→ **Entries with chart source code**
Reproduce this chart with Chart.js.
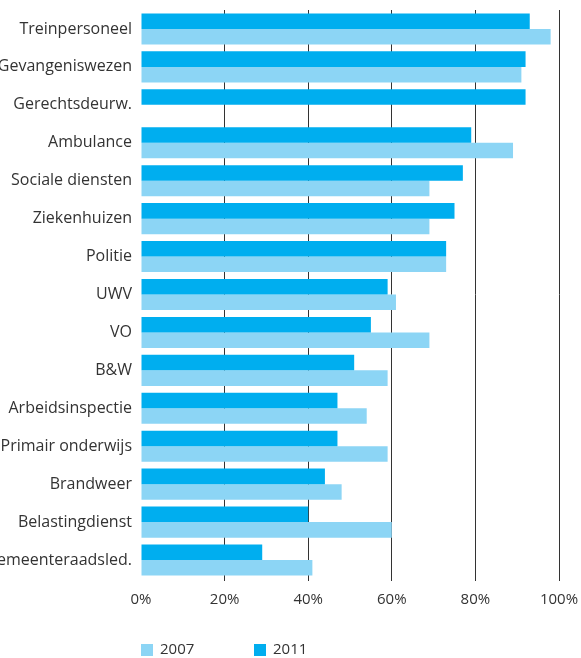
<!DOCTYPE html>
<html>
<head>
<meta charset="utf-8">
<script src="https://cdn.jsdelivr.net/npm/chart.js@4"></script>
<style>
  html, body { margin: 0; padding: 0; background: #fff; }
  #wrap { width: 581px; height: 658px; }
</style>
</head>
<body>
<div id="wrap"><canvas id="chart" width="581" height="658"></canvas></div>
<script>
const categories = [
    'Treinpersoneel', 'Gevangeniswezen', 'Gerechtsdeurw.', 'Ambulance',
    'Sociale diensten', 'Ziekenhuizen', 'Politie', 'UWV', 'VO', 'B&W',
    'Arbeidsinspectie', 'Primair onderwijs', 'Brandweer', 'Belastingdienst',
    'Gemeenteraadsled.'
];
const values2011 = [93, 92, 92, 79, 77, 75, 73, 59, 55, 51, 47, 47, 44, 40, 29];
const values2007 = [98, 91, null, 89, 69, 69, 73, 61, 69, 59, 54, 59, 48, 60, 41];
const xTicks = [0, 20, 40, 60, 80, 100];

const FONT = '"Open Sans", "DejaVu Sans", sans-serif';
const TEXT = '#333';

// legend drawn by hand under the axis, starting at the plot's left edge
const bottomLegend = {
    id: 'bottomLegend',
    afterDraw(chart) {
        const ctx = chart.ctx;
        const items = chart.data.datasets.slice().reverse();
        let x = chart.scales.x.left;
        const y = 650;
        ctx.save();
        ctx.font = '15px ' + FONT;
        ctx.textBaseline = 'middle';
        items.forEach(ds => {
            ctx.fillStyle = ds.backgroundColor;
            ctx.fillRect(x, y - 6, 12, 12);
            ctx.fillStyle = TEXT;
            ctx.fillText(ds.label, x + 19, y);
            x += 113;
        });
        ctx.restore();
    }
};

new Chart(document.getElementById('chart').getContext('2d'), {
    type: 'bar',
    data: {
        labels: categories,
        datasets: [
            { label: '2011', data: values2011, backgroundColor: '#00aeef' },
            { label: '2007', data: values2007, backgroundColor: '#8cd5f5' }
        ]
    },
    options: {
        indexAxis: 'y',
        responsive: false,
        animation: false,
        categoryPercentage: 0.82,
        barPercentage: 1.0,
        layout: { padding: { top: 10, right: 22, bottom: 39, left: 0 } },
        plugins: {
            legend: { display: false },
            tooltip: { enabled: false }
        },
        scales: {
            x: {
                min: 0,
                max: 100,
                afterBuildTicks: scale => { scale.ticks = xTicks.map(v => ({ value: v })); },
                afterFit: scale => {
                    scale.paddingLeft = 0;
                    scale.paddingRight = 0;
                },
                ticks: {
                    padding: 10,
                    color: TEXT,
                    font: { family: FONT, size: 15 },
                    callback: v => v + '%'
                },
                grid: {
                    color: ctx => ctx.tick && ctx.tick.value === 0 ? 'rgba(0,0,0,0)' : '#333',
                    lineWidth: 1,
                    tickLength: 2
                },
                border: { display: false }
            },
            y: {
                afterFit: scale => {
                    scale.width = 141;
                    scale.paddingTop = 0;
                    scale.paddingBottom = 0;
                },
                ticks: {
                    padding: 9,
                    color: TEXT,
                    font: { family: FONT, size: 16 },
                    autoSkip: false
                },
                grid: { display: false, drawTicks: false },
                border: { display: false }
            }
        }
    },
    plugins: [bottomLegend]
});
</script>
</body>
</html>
...
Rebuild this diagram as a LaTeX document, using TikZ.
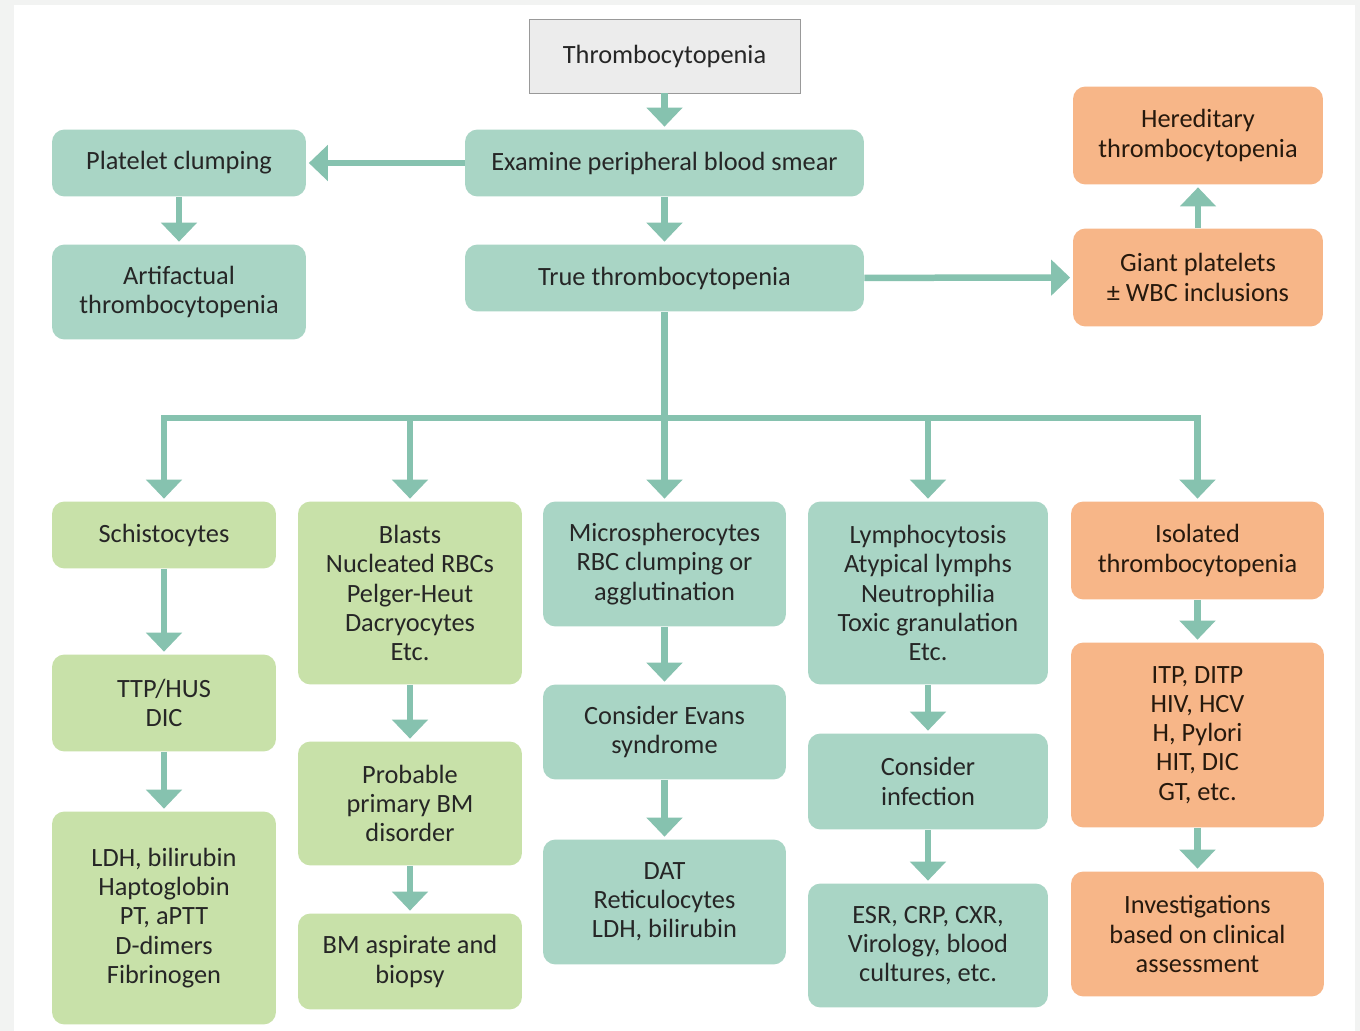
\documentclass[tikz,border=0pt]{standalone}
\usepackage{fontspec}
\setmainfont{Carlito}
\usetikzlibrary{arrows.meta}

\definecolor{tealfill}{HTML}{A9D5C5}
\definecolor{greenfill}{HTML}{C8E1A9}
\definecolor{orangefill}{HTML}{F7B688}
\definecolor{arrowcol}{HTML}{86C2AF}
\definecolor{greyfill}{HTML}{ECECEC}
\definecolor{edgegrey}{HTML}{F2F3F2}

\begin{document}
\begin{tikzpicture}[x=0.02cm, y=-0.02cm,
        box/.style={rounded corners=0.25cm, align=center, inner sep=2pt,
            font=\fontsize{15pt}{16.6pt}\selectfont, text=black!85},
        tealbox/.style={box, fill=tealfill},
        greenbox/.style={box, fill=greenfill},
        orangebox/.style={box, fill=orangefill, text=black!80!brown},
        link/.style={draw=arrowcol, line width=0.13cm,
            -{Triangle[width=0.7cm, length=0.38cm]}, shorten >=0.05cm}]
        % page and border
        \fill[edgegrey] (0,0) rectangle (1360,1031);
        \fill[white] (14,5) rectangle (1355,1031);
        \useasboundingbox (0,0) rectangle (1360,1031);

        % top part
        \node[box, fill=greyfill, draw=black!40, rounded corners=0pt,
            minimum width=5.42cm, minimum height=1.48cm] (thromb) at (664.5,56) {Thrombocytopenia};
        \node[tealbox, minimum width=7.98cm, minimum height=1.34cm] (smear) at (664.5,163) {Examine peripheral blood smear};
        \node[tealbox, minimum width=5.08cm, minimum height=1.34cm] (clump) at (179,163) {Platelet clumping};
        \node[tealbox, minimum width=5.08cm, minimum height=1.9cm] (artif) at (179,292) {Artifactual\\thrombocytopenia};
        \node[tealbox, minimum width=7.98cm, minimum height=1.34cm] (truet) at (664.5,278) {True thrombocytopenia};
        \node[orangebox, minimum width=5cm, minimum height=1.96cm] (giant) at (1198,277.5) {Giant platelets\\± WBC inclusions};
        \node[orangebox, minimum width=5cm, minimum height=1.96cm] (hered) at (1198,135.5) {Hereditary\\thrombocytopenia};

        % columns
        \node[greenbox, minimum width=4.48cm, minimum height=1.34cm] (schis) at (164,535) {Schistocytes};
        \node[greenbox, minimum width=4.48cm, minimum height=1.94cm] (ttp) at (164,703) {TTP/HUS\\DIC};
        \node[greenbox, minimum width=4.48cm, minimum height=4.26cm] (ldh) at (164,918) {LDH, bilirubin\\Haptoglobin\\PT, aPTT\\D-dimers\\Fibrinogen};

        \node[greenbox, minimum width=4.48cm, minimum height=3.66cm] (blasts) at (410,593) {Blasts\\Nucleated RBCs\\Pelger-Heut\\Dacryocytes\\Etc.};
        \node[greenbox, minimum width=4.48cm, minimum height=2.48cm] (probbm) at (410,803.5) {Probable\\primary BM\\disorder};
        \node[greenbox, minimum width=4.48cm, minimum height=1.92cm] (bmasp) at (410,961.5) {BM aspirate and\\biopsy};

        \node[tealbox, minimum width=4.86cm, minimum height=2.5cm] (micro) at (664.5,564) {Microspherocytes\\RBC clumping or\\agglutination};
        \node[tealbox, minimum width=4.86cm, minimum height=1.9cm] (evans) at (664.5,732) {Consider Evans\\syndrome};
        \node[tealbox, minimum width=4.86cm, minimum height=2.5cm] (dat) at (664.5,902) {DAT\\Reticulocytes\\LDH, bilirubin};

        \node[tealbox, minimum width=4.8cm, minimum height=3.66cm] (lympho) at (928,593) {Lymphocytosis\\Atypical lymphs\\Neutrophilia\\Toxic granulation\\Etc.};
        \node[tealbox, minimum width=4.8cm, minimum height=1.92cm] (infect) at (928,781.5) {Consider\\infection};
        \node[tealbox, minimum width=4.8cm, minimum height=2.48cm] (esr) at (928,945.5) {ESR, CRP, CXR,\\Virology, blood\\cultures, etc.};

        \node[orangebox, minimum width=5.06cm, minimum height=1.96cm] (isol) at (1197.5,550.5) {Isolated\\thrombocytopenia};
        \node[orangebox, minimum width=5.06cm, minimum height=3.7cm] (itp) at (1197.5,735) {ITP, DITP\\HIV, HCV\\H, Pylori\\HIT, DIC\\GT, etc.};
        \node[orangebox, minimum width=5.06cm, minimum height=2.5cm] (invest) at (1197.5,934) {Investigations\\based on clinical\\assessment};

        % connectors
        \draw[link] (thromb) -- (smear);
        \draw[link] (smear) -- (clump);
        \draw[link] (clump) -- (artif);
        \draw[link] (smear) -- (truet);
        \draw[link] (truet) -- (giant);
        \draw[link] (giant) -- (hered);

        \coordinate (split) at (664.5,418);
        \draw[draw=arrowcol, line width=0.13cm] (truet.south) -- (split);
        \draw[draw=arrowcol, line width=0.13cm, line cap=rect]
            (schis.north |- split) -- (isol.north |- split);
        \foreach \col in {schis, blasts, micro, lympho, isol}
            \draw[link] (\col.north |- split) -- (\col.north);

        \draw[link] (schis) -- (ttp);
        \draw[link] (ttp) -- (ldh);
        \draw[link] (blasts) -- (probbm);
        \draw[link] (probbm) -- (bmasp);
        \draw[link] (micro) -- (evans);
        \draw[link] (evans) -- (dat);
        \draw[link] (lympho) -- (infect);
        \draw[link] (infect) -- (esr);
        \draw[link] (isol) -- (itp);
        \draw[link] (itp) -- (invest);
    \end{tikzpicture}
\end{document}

→ **REQUIREMENT**
Exactly reproduce the lines from the line holding "Rebuild this diagram" through the line holding "minimum height=1.96cm] (hered)", and only those; pictures are to be left out.

→ **PROBLEM SOLUTION**
Rebuild this diagram as a LaTeX document, using TikZ.
\documentclass[tikz,border=0pt]{standalone}
\usepackage{fontspec}
\setmainfont{Carlito}
\usetikzlibrary{arrows.meta}

\definecolor{tealfill}{HTML}{A9D5C5}
\definecolor{greenfill}{HTML}{C8E1A9}
\definecolor{orangefill}{HTML}{F7B688}
\definecolor{arrowcol}{HTML}{86C2AF}
\definecolor{greyfill}{HTML}{ECECEC}
\definecolor{edgegrey}{HTML}{F2F3F2}

\begin{document}
\begin{tikzpicture}[x=0.02cm, y=-0.02cm,
        box/.style={rounded corners=0.25cm, align=center, inner sep=2pt,
            font=\fontsize{15pt}{16.6pt}\selectfont, text=black!85},
        tealbox/.style={box, fill=tealfill},
        greenbox/.style={box, fill=greenfill},
        orangebox/.style={box, fill=orangefill, text=black!80!brown},
        link/.style={draw=arrowcol, line width=0.13cm,
            -{Triangle[width=0.7cm, length=0.38cm]}, shorten >=0.05cm}]
        % page and border
        \fill[edgegrey] (0,0) rectangle (1360,1031);
        \fill[white] (14,5) rectangle (1355,1031);
        \useasboundingbox (0,0) rectangle (1360,1031);

        % top part
        \node[box, fill=greyfill, draw=black!40, rounded corners=0pt,
            minimum width=5.42cm, minimum height=1.48cm] (thromb) at (664.5,56) {Thrombocytopenia};
        \node[tealbox, minimum width=7.98cm, minimum height=1.34cm] (smear) at (664.5,163) {Examine peripheral blood smear};
        \node[tealbox, minimum width=5.08cm, minimum height=1.34cm] (clump) at (179,163) {Platelet clumping};
        \node[tealbox, minimum width=5.08cm, minimum height=1.9cm] (artif) at (179,292) {Artifactual\\thrombocytopenia};
        \node[tealbox, minimum width=7.98cm, minimum height=1.34cm] (truet) at (664.5,278) {True thrombocytopenia};
        \node[orangebox, minimum width=5cm, minimum height=1.96cm] (giant) at (1198,277.5) {Giant platelets\\± WBC inclusions};
        \node[orangebox, minimum width=5cm, minimum height=1.96cm] (hered) at (1198,135.5) {Hereditary\\thrombocytopenia};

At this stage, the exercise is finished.